What brought this on—and the reason why I put it on this blog instead of somewhere else—was a realisation that I had yesterday morning in church. I caught sight of myself in a mirror while I was wearing my cassock and surplice, and I thought I looked hideous. My arms are too big. My hips are too wide. My face is too round. I look like an ugly parody of a grown-up wingless cherub in Anglican choir dress. It didn't matter that the other singers in the choir, as well as our choirmaster, had thanked me for my willingness to step into the alto section again this morning when we only had one actual alto who was feeling shaky thanks to jet lag from a long flight she'd been on the day before. It didn't matter that I was among friends. It didn't matter that I know that very few, if any, of us ever actually like the way we look in choir dress. I felt worthless, stupid and ugly. And thanks to my infamously good memory, I couldn't stop thinking of an incident from a couple of years ago, when my other choir was considering a change of dress code for the women involved; the people who'd done research into a company that would make the blouses and skirts to order said that the clothes the company kept in stock went up to size 28, but they'd have them sewn for anyone who needed a larger size. Our director—the same person who is the organist and choirmaster at my church—laughed when he heard that the clothing sizes would go that large. I believe his exact words were, "That's a two-person tent!"

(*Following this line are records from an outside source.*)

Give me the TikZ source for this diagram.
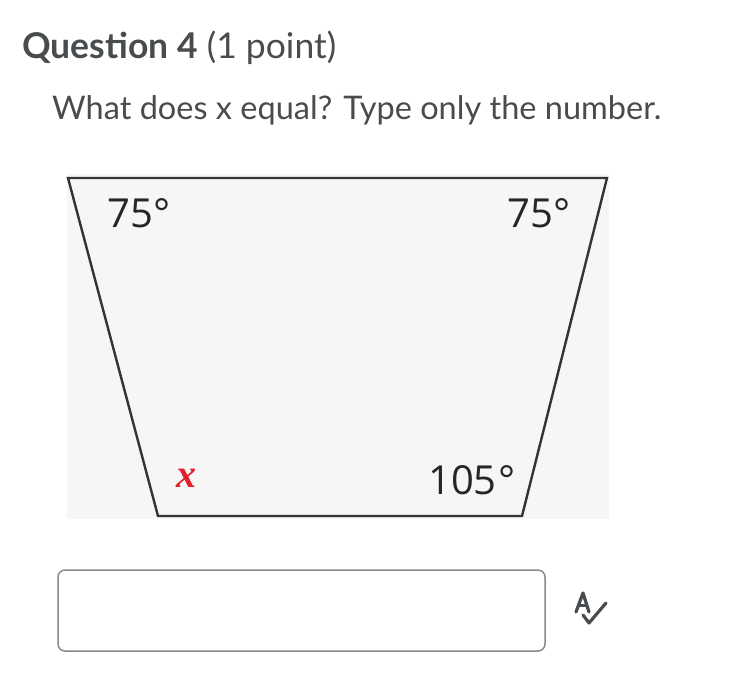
\documentclass[tikz,border=0pt]{standalone}
\usepackage{fontspec}
\usetikzlibrary{calc}
\setmainfont{Lato}
\newfontfamily\figfont{Open Sans}
\newfontfamily\xfont{Liberation Serif}
\definecolor{txt}{HTML}{494C4E}
\definecolor{figbg}{HTML}{F6F6F6}
\definecolor{boxline}{HTML}{8A8A8A}
\definecolor{xred}{HTML}{E0202A}
\begin{document}
\begin{tikzpicture}[x=1pt,y=-1pt,
  anglelbl/.style={font=\figfont\fontsize{40}{40}\selectfont, text=black!85, inner sep=0pt},
  heading/.style={anchor=base west, inner sep=0pt, text=txt}]
\useasboundingbox (0,0) rectangle (734,690);
\fill[white] (0,0) rectangle (734,690);
% question text
\node[heading, font=\fontsize{35.5}{36}\selectfont] (q) at (22,59) {\textbf{Question 4} (1 point)};
\node[heading, font=\fontsize{32.5}{33}\selectfont] (p) at (52,120) {What does x equal? Type only the number.};
% figure
\fill[figbg] (67,174) rectangle (609,519);
\coordinate (TL) at (68,178);
\coordinate (TR) at (607,178);
\coordinate (BR) at (522,516);
\coordinate (BL) at (158,516);
\draw[line width=2.4pt, black!80, line join=miter] (TL) -- (TR) -- (BR) -- (BL) -- cycle;
\node[anglelbl] (a1) at (139,213) {75°};
\node[anglelbl] (a2) at (539,213) {75°};
\node[anglelbl] (a3) at (472,480) {105\kern2pt°};
\node[inner sep=0pt, text=xred, font=\xfont\bfseries\itshape\fontsize{40}{40}\selectfont] (x) at (186,478) {x};
% answer box
\draw[boxline, line width=1.5pt, rounded corners=7pt] (58,570) rectangle (545,651);
% icon
\coordinate (Aap) at (583,593);
\coordinate (Al) at (576,612);
\coordinate (Ar) at (589,612);
\coordinate (c1) at (583,615);
\coordinate (c2) at (589,623);
\coordinate (c3) at (606,603);
\draw[txt, line width=3.2pt, line cap=round, line join=round] (Al) -- (Aap) -- (Ar);
\draw[txt, line width=3pt] ($(Al)!0.35!(Aap)$) -- ($(Ar)!0.35!(Aap)$);
\draw[txt, line width=3.2pt, line cap=round, line join=round] (c1) -- (c2) -- (c3);
\end{tikzpicture}
\end{document}
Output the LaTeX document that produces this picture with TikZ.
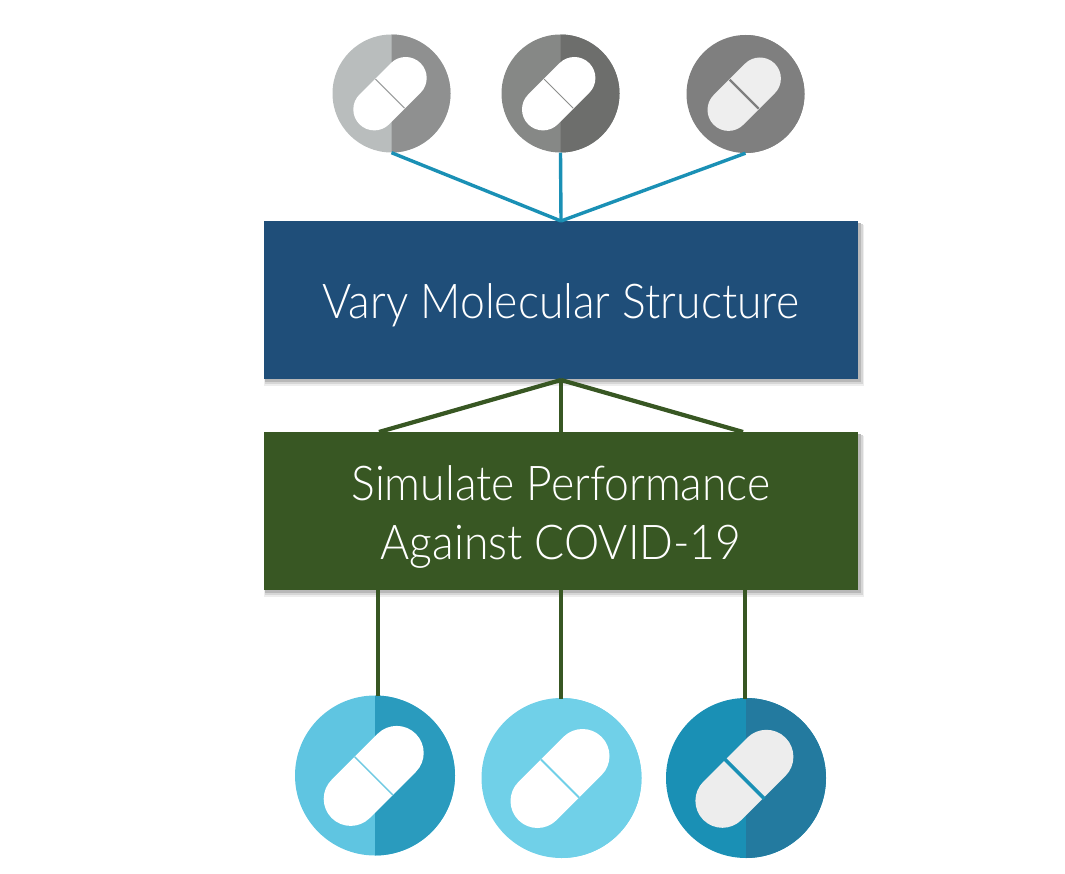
\documentclass[tikz,border=0pt]{standalone}
\usepackage{fontspec}
\setmainfont{Lato Light}[FakeStretch=0.927]
\definecolor{bluebox}{HTML}{1F4E79}
\definecolor{greenbox}{HTML}{385723}
\definecolor{teal}{HTML}{1A90B5}
\definecolor{shadowa}{HTML}{EDEDED}
\definecolor{shadowb}{HTML}{D6D6D6}
\definecolor{shadowc}{HTML}{B8B8B8}
\definecolor{tal}{HTML}{B9BDBD}
\definecolor{tar}{HTML}{8F9090}
\definecolor{tad}{HTML}{9A9C9C}
\definecolor{tbl}{HTML}{868886}
\definecolor{tbr}{HTML}{6D6E6C}
\definecolor{tbd}{HTML}{8C8E8C}
\definecolor{tcc}{HTML}{7F7F7F}
\definecolor{tcp}{HTML}{EEEEEE}
\definecolor{bal}{HTML}{5FC5E1}
\definecolor{bar}{HTML}{2A9BBE}
\definecolor{bad}{HTML}{6FC9E2}
\definecolor{bbc}{HTML}{70D0E8}
\definecolor{bcl}{HTML}{1A90B5}
\definecolor{bcr}{HTML}{237A9F}
\definecolor{bcp}{HTML}{EDEDED}
\tikzset{
  x=1pt,y=-1pt,
  textbox/.style={rectangle,inner sep=0pt,minimum width=594pt,minimum height=158pt,text=white},
  boxtext/.style={text=white,inner sep=0pt,align=center,font=\fontsize{48}{59}\selectfont},
  tealline/.style={draw=teal,line width=3.4pt},
  greenline/.style={draw=greenbox,line width=4.2pt},
  disc/.style={circle,inner sep=0pt,minimum size=#1},
}
% name, cx, cy, diameter, left colour, right colour
\newcommand{\pilldisc}[6]{%
  \node[disc=#4pt,fill=#5] (#1) at (#2,#3) {};
  \begin{scope}
    \clip (#2,#3-100) rectangle (#2+100,#3+100);
    \fill[#6] (#2,#3) circle[radius=#4pt/2];
  \end{scope}
}
% cx, cy, half-offset, width, colour, divider half-extent, divider width, divider colour
\newcommand{\pillbody}[8]{%
  \draw[#5,line width=#4pt,line cap=round] (#1-#3,#2+#3) -- (#1+#3,#2-#3);
  \draw[line width=#7pt,color=#8] (#1-#6,#2-#6) -- (#1+#6,#2+#6);
}
% x0, y0, y1 of a box: its soft shadow
\newcommand{\softshadow}[3]{%
  \fill[shadowa] (#1,#2+4) rectangle (#1+600,#3+7);
  \fill[shadowb] (#1+1,#2+3) rectangle (#1+598.5,#3+5);
  \fill[shadowc] (#1+1,#2+2) rectangle (#1+596.5,#3+2.5);
}
\begin{document}
\begin{tikzpicture}
\useasboundingbox (0,0) rectangle (1065,874);
% shadows
\softshadow{264}{221}{379}
\softshadow{264}{432}{590}
% boxes
\node[textbox,fill=bluebox] (vary) at (561,300) {};
\node[boxtext] (varytext) at (561,305) {Vary Molecular Structure};
\node[textbox,fill=greenbox] (sim) at (561,511) {};
\node[boxtext] (simtext) at (561,517) {Simulate Performance\\Against COVID-19};
% top icons
\pilldisc{ta}{391.5}{93.5}{118}{tal}{tar}
\pillbody{390}{93.7}{15.7}{42}{white}{14.5}{1}{tad}
\pilldisc{tb}{560.5}{93.5}{118}{tbl}{tbr}
\pillbody{558.7}{93.7}{15.7}{42}{white}{14.5}{1}{tbd}
\pilldisc{tc}{745.5}{94}{118}{tcc}{tcc}
\pillbody{744.2}{94.2}{15.7}{42}{tcp}{14.5}{2.2}{tcc}
% bottom icons
\pilldisc{ba}{375}{775.5}{160}{bal}{bar}
\pillbody{373.7}{775.9}{23}{54}{white}{19}{1.4}{bad}
\pilldisc{bb}{561.5}{778}{160}{bbc}{bbc}
\pillbody{560}{778.5}{22.5}{54}{white}{19}{2}{bbc}
\pilldisc{bc}{746}{778}{160}{bcl}{bcr}
\pillbody{744.4}{778.8}{22}{54}{bcp}{20}{3.6}{bcl}
% connector ends
\coordinate (apex) at (561,221);
\coordinate (vb) at (561,380);
\coordinate (sa) at (379,432);
\coordinate (sb) at (561,432);
\coordinate (sc) at (743,432);
\coordinate (ga) at (378,590);
\coordinate (gb) at (561,590);
\coordinate (gc) at (745,590);
\coordinate (ca) at (378,696);
\coordinate (cb) at (561,699);
\coordinate (cc) at (745,699);
% connectors
\draw[tealline] (ta.south) -- (apex);
\draw[tealline] (tb.south) -- (apex);
\draw[tealline] (tc.south) -- (apex);
\draw[greenline] (vb) -- (sa);
\draw[greenline] (vb) -- (sb);
\draw[greenline] (vb) -- (sc);
\draw[greenline] (ga) -- (ca);
\draw[greenline] (gb) -- (cb);
\draw[greenline] (gc) -- (cc);
\end{tikzpicture}
\end{document}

At the time, I couldn't do much but toss an irritated glare in his direction; due to his amusement, I doubt he noticed. Yesterday, however, I remembered his unintentionally cruel words. Size 28 isn't that much bigger than size 24, after all. And I couldn't stop thinking that this man, someone who I've trusted implicitly since I was in my teens and who I've lately come to consider a friend, thought two years ago that it was OK to ridicule people who wear a clothing size that he'll never have to worry about getting anywhere near—both he and his wife are quite slender, as are their children. I could not discount the possibility that someone who I like, trust and admire (a very rare combination for me, thanks to my cautious and aloof Scorpio self), who seems to like and respect me in turn, nonetheless apparently thinks—if only at a subconscious level—that I'm a hideous fat mess. After all, I'm nearly big enough to wear a "two-person tent" for concert blacks.
I know him well enough to know that it would be highly uncharacteristic of him to be intentionally cruel to anyone; if anything, his faults run in, if not the opposite direction, then one that's highly opposed to it; if twelve years have taught me anything about him, it's that he apparently prefers to avoid confrontation and he doesn't like offending people. He'd probably be mortified if he realized that a throwaway comment he made a couple of years ago that didn't get the laugh he was probably hoping for was very hurtful to me (and, for that matter, to the other women of large size who sing in that choir) at the time and is still periodically coming back to hurt me now. I think that what hurt the worst was that I wasn't expecting that sort of cruelty to come from someone who, aside from that one incident, has always been kindness personified to me. The part of my mind that's always willing to torment me and make me feel unworthy of existing exults in this sort of remembrance; it tells me that because someone who's so basically good has felt free to mock fat people, I can't expect anyone else to treat us decently. It tells me that for all our size, we're less than human. It tells me that it's right to be disgusted by someone as big as me. It tells me that my anger was unreasonable and my pain didn't matter.
I found it difficult to carry out my choral duties yesterday morning. It's hard to sing in time with everyone else when you can barely stand to look in the direction of the choirmaster. Outwardly, I was trying my hardest to act normally. Inwardly, I was in a state of utter torment. Words kept repeating themselves in my mind. Fat. Ugly. Shameful. Worthless. Useless. Stupid.
No matter what I did, no matter how hard I tried to think more positively, I couldn't stop the wave of self-loathing.
The effects of my inner meltdown weren't pleasant. Apart from the coffee and danish that I had when I stopped by at my dad's apartment on my way home from church, I didn't eat anything at all yesterday. I spent the whole day feeling tired, hungry, dizzy, weak, irritable, slow and even in a little pain, thanks to hunger pangs and the headache I always get when I've been starving myself again.
In the end, I can only be thankful that I've never had to wear anything that was size 28. As damaging as the incident was, I suspect it would have been worse if I had been that size when he made that comment, or if I'd reached it since then. But as it is, I keep praying for help to get myself out of this depressed and painful mental state. Sometimes that helps, but for the most part I'm deeply afraid that the answer to these prayers will be "NO!" and I'll be stuck with it for life.
And fears like that truly worry me, because I don't approve of suicide, but I could almost understand the temptation when the world is such an unfriendly place that even kind people like the choirmaster at my church, who's been a mentor and almost a friend to me for twelve years now, don't have to be aware of it—or apologise for it—when they say or do something that's cruel to fat people, whether or not it was intentional. After all, we're constantly used as a symbol of all that's wrong with modern Western civilization, so obviously that means that we don't have feelings, or at least it means that our feelings aren't worth considering!